Atlanta Falcons quarterback Michael Vick has big plans after prison. Among them is a triumphant return to the NFL, where he will rake in at least $10 million a year.
This sum, according to papers he filed with bankruptcy court, would allow him to pocket $750,000 over the next five years while paying off his creditors, based on a sliding scale, The Atlanta Journal-Constitution reports.
Vick is near the end of his 23-month sentence for his involvement in a Virginia dogfighting ring. Vick’s attorneys say that their client “has every reason to believe upon his release, he will be reinstated into the NFL, resume his career and be able to earn a substantial living.”
In an interview with the newspaper, attorney Daniel Meachum said, Vick “is hopeful to play quarterback. There is no person with his talent in that position in all the league.”
NFL Commissioner Roger Goodell suspended Vick indefinitely amid the graphic details of animal cruelty that surfaced and public vilification of the star quarterback. Just last week, the Journal-Constitution reports, Goodell said that “he wants to see true contrition from Vick before he considers lifting his suspension.”
One NFL insider, former Dallas Cowboys executive Gil Brandt, told the newspaper that “the guy is a talented player, but he is going to be away from football for at least three years. I think it is very, very hard if you are a skill-position player like a quarterback to spend three years away from football and perform at the level that you performed before you were suspended.”

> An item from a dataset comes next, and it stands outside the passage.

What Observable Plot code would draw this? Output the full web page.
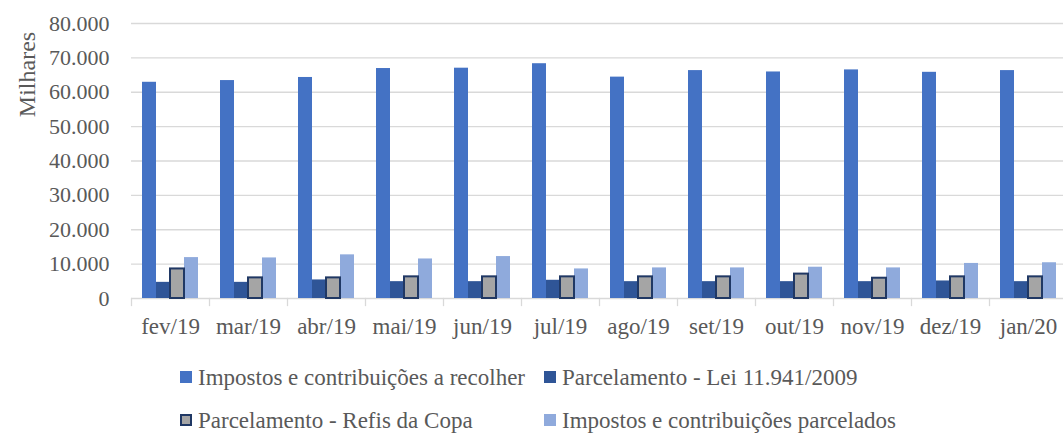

While most teams have refused to comment on whether they would seek the services of the disgraced baller, there is one group who hopes he never plays again.
“Michael has stated publicly that he thinks what he did was wrong and he is kind of reformed,” said Dan Shannon, assistant director of the group People for the Ethical Treatment of Animals. “But our feeling is that more than his word is needed at this point to show whether or not he understands what he did was wrong.”